Objective: Reproduce exactly, with no pictures, each line from the opening of the material down through the line containing "from matplotlib.colors import to_rgb".

>> BEGIN Given records

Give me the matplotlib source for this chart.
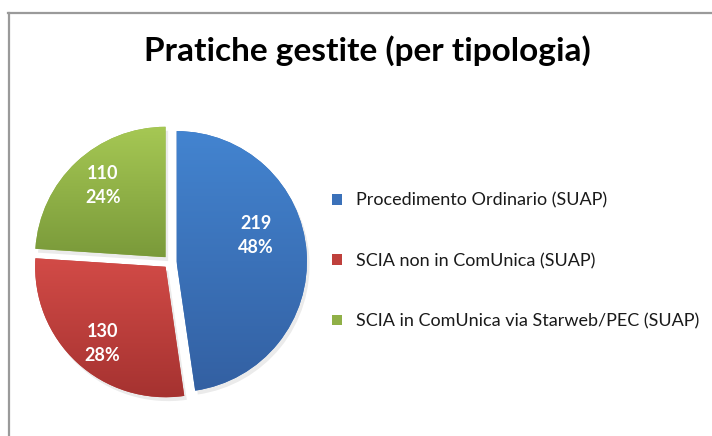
import numpy as np
import matplotlib
matplotlib.use("Agg")
import matplotlib.pyplot as plt
from matplotlib.patches import Rectangle, Wedge
from matplotlib.lines import Line2D
from matplotlib.colors import to_rgb

title = "Pratiche gestite (per tipologia)"
categories = ["Procedimento Ordinario (SUAP)",
              "SCIA non in ComUnica (SUAP)",
              "SCIA in ComUnica via Starweb/PEC (SUAP)"]
values = [219, 130, 110]
pct_labels = ["48%", "28%", "24%"]
colors_top = ["#4384d0", "#d24b47", "#a6c854"]
colors_bottom = ["#3360a2", "#a53230", "#7a9a3a"]
colors_mid = ["#3b71b9", "#bf403c", "#90b047"]

W, H = 712, 436
fig = plt.figure(figsize=(W / 100, H / 100), dpi=100)
fig.patch.set_facecolor("white")

# frame lines (chart border)
fig.add_artist(Line2D([8 / W, 1.0], [1 - 13 / H, 1 - 13 / H], color="#9a9a9a", lw=1.6))
fig.add_artist(Line2D([9 / W, 9 / W], [1 - 13 / H, 0], color="#9a9a9a", lw=1.6))

fig.text(367 / W, 1 - 51 / H, title, ha="center", va="center",
         fontsize=24, fontweight="bold", family=["Lato", "DejaVu Sans"], color="black")

cx, cy, size = 170, 262, 300
ax = fig.add_axes([(cx - size / 2) / W, (H - cy - size / 2) / H, size / W, size / H])

wedges, _ = ax.pie(values, startangle=90, counterclock=False,
                   explode=[0.05, 0.05, 0.05], radius=1.0,
                   colors=colors_mid, wedgeprops=dict(linewidth=0))
ax.set_aspect("equal")
ax.axis("off")

# shadow + gradient fills
for i, w in enumerate(wedges):
    sh = Wedge((w.center[0] + 0.02, w.center[1] - 0.03), w.r,
               w.theta1, w.theta2, facecolor="#000000",
               alpha=0.08, lw=0, zorder=0.5)
    ax.add_patch(sh)
    w.set_zorder(1)
    verts = w.get_path().vertices
    y0, y1 = verts[:, 1].min(), verts[:, 1].max()
    x0, x1 = verts[:, 0].min(), verts[:, 0].max()
    top = np.array(to_rgb(colors_top[i]))
    bot = np.array(to_rgb(colors_bottom[i]))
    t = np.linspace(0, 1, 256)[:, None]
    grad = (top[None, :] * (1 - t) + bot[None, :] * t)[:, None, :]
    im = ax.imshow(grad, extent=[x0, x1, y0, y1], origin="upper",
                   aspect="auto", zorder=1.5, interpolation="bilinear")
    im.set_clip_path(w)
ax.set_xlim(-1.15, 1.15)
ax.set_ylim(-1.15, 1.15)

# data labels
pctd = [0.64, 0.76, 0.73]
label_angle_shift = [14, 3, -2]
for i, (v, w) in enumerate(zip(values, wedges)):
    mid = (w.theta1 + w.theta2) / 2 + label_angle_shift[i]
    r = pctd[i]
    x = w.center[0] + r * np.cos(np.radians(mid))
    y = w.center[1] + r * np.sin(np.radians(mid))
    ax.text(x, y, f"{v}\n{pct_labels[i]}", ha="center", va="center",
            color="white", fontsize=13, fontweight="bold",
            family=["Lato", "DejaVu Sans"], linespacing=1.5, zorder=3)

# legend
handles = [Rectangle((0, 0), 1, 1, facecolor=colors_mid[i], edgecolor="none")
           for i in range(len(categories))]
leg = fig.legend(handles, categories, loc="center left",
                 bbox_to_anchor=(316 / W, 1 - 261 / H), frameon=False,
                 prop=dict(family=["Lato", "DejaVu Sans"], size=13),
                 handlelength=0.55, handleheight=0.55, handletextpad=0.75,
                 labelspacing=2.45, labelcolor="#1a1a1a")

fig.savefig("out.png", dpi=100, facecolor="white")
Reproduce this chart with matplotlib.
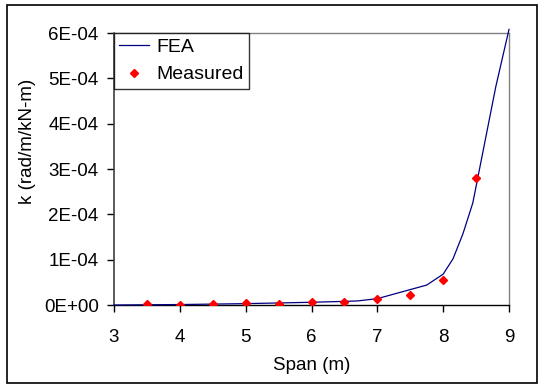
import matplotlib
matplotlib.use("Agg")
import matplotlib.pyplot as plt
from matplotlib.patches import Rectangle
import numpy as np

plt.rcParams['font.family'] = ['Liberation Sans', 'DejaVu Sans']

# FEA curve (k in units of 1E-05)
fea_span = [3.0, 3.5, 4.0, 4.5, 5.0, 5.5, 6.0, 6.5, 6.7, 7.0, 7.75, 8.0, 8.15, 8.3, 8.45, 8.6, 8.8, 9.0]
fea_k = [0.0, 0.05, 0.1, 0.2, 0.3, 0.45, 0.6, 0.8, 0.9, 1.4, 4.4, 6.8, 10.2, 15.7, 22.5, 33.5, 48.2, 60.8]

# measured points
meas_span = [3.5, 4.0, 4.5, 5.0, 5.5, 6.0, 6.5, 7.0, 7.5, 8.0, 8.5]
meas_k = [0.15, 0.0, 0.2, 0.4, 0.2, 0.6, 0.65, 1.25, 2.2, 5.5, 28.0]

yticks = [0, 1e-4, 2e-4, 3e-4, 4e-4, 5e-4, 6e-4]
ytick_labels = ['0E+00', '1E-04', '2E-04', '3E-04', '4E-04', '5E-04', '6E-04']

fig = plt.figure(figsize=(5.38, 3.84), dpi=100)
ax = fig.add_axes([114/538, 1 - 305/384, (509-114)/538, (305-33)/384])

ax.plot(fea_span, np.array(fea_k)*1e-5, color='#000080', lw=0.9, label='FEA', clip_on=False, zorder=3)
ax.plot(meas_span, np.array(meas_k)*1e-5, ls='none', marker='D', ms=4.2, color='#ff0000',
        label='Measured', zorder=4)

ax.set_xlim(3, 9)
ax.set_ylim(0, 6e-4)
ax.set_xticks([3, 4, 5, 6, 7, 8, 9])
ax.set_yticks(yticks)
ax.set_yticklabels(ytick_labels)
ax.tick_params(labelsize=13.5, length=5, width=1, color='#000000', direction='out')
ax.tick_params(axis='x', pad=12)
ax.tick_params(axis='y', pad=6)

for s in ['top', 'right']:
    ax.spines[s].set_color('#808080')
    ax.spines[s].set_linewidth(1)
ax.spines['left'].set_color('#404040')
ax.spines['left'].set_linewidth(1.2)
ax.spines['bottom'].set_color('#000000')
ax.spines['bottom'].set_linewidth(1)

ax.set_xlabel('Span (m)', fontsize=13.5, labelpad=8)
ax.set_ylabel('k (rad/m/kN-m)', fontsize=13.5)
ax.yaxis.set_label_coords(-0.198, 0.6)

leg = ax.legend(loc='upper left', fontsize=14, frameon=True, fancybox=False,
                edgecolor='#000000', borderaxespad=0, handlelength=1.5,
                handletextpad=0.4, borderpad=0.28, labelspacing=0.5, numpoints=1)
leg.get_frame().set_linewidth(1)

fig.patches.append(Rectangle((7/538, 1/384), 530/538, 378/384, transform=fig.transFigure,
                             fill=False, edgecolor='#000000', lw=1.2))

fig.savefig('out.png', dpi=100)
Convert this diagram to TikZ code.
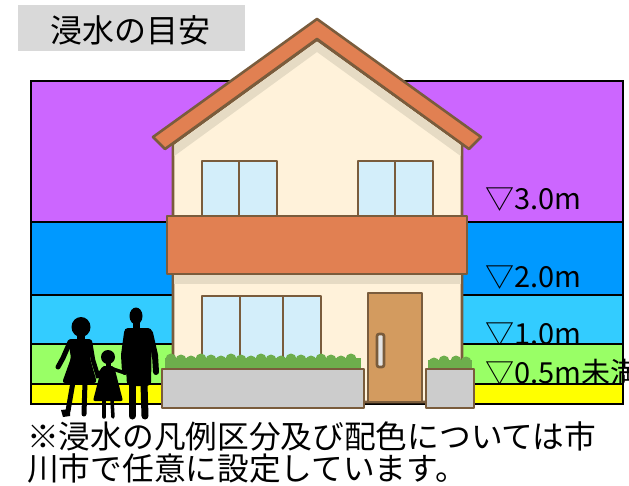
\documentclass[tikz,border=0pt]{standalone}
\usepackage{fontspec}
\newfontfamily\jpfont{Noto Sans CJK JP}

\definecolor{floodpurple}{HTML}{CC66FF}
\definecolor{floodblue}{HTML}{0099FF}
\definecolor{floodcyan}{HTML}{33CCFF}
\definecolor{floodgreen}{HTML}{99FF66}
\definecolor{floodyellow}{HTML}{FFFF00}
\definecolor{titlegray}{HTML}{D9D9D9}
\definecolor{housebrown}{HTML}{7A5C3C}
\definecolor{rooforange}{HTML}{E18052}
\definecolor{wallcream}{HTML}{FFF2DA}
\definecolor{wallshade}{HTML}{E6DBC4}
\definecolor{glass}{HTML}{D3EEFA}
\definecolor{doorbrown}{HTML}{D39B5F}
\definecolor{handlegray}{HTML}{E4E4E4}
\definecolor{plantergray}{HTML}{CCCCCC}
\definecolor{bushgreen}{HTML}{6DAE4C}

\tikzset{
  band/.style={draw=black, line width=1.4},
  houseline/.style={draw=housebrown, line width=2.6, line join=round},
  level/.style={anchor=base west, inner sep=0, font=\jpfont\fontsize{29}{31}\selectfont},
  note/.style={anchor=base west, inner sep=0, font=\jpfont\fontsize{31.7}{36}\selectfont},
  limb/.style={line width=#1, line cap=round, line join=round}
}

\begin{document}
\begin{tikzpicture}[x=1pt,y=-1pt]
\clip (0,0) rectangle (629,485);
\fill[white] (0,0) rectangle (629,485);

\fill[titlegray] (18,5) rectangle (245,51);
\node[note, font=\jpfont\fontsize{32}{36}\selectfont] (title) at (50,42) {浸水の目安};

\filldraw[band, fill=floodpurple] (31,81) rectangle (623,222);
\filldraw[band, fill=floodblue] (31,222) rectangle (623,295);
\filldraw[band, fill=floodcyan] (31,295) rectangle (623,344);
\node[level] (lv30) at (485,209) {▽3.0m};
\node[level] (lv20) at (485,287) {▽2.0m};
\node[level] (lv10) at (485,344) {▽1.0m};
\filldraw[band, fill=floodgreen] (31,344) rectangle (623,384);
\node[level] (lv05) at (485,383) {▽0.5m未満};
\filldraw[band, fill=floodyellow] (31,384) rectangle (623,404);

% mother
\fill (81,327) ellipse (9.5 and 10);
\fill (77,333) rectangle (85,341);
\fill[rounded corners=3] (68,339) -- (92,339) -- (90,358) -- (97,383) -- (62,383) -- (71,358) -- cycle;
\draw[limb=5] (70,342) -- (63,358) -- (58,367);
\draw[limb=4.5] (90,342) -- (93,360) -- (98,376);
\draw[limb=5] (73,382) -- (68,411);
\draw[limb=5] (85,382) -- (84,414);
\fill (61,410) -- (70,409) -- (70,416) -- (63,417) -- cycle;

% child
\fill (108,357) circle (7);
\fill (106,363) rectangle (111,368);
\fill[rounded corners=2] (102,366) -- (114,366) -- (123,401) -- (93,401) -- cycle;
\draw[limb=3.5] (103,369) -- (97,377);
\draw[limb=3.5] (113,369) -- (125,373);
\draw[limb=3.5] (104,400) -- (104,417);
\draw[limb=3.5] (112,400) -- (113,417);

% father
\fill (136,316) ellipse (6.5 and 8.5);
\fill (133,322) rectangle (140,330);
\fill[rounded corners=4] (124,328) -- (152,328) -- (151,386) -- (127,386) -- cycle;
\draw[limb=6] (127,333) -- (124,355) -- (125,372);
\draw[limb=6] (150,333) -- (155,355) -- (156,372);
\draw[limb=7] (132,384) -- (132,416);
\draw[limb=7] (144,384) -- (145,416);

% house
\filldraw[houseline, fill=wallcream] (173,402) -- (173,144) -- (317,40) -- (462,144) -- (462,402) -- cycle;
\fill[wallshade] (174.3,145) -- (317,41.5) -- (460.7,145) -- (460.7,156) -- (317,52) -- (174.3,156) -- cycle;
\filldraw[houseline, fill=glass] (202,161) rectangle (277,216);
\draw[houseline] (239,161) -- (239,216);
\filldraw[houseline, fill=glass] (358,161) rectangle (433,216);
\draw[houseline] (395,161) -- (395,216);
\filldraw[houseline, fill=rooforange] (317,19) -- (153,137) -- (165,149) -- (317,39) -- (469,149) -- (481,137) -- cycle;

\fill[wallshade] (174.3,274) rectangle (460.7,284);
\filldraw[houseline, fill=rooforange] (167,216) rectangle (467,274);

\filldraw[houseline, fill=glass] (202,296) rectangle (321,368);
\draw[houseline] (240,296) -- (240,368) (283,296) -- (283,368);

\filldraw[houseline, fill=doorbrown] (368,293) rectangle (422,402);
\filldraw[houseline, fill=handlegray, rounded corners=2] (377,334) rectangle (384,367);

% hedges and planters
\fill[bushgreen] (165,358) rectangle (361,370);
\foreach \x in {171,181,...,355}
  \fill[bushgreen] (\x,{359+mod(\x,3)}) circle (5.5);
\fill[bushgreen] (428,360) rectangle (472,370);
\foreach \x in {434,444,456,466}
  \fill[bushgreen] (\x,{361+mod(\x,3)}) circle (5.5);
\filldraw[houseline, fill=plantergray] (162,369) rectangle (364,408);
\filldraw[houseline, fill=plantergray] (426,369) rectangle (474,408);

\node[note] (note1) at (27,448) {※浸水の凡例区分及び配色については市};
\node[note] (note2) at (27,480.5) {川市で任意に設定しています。};
\end{tikzpicture}
\end{document}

>> END Given records

The answer:
Give me the matplotlib source for this chart.
import numpy as np
import matplotlib
matplotlib.use("Agg")
import matplotlib.pyplot as plt
from matplotlib.patches import Rectangle, Wedge
from matplotlib.lines import Line2D
from matplotlib.colors import to_rgb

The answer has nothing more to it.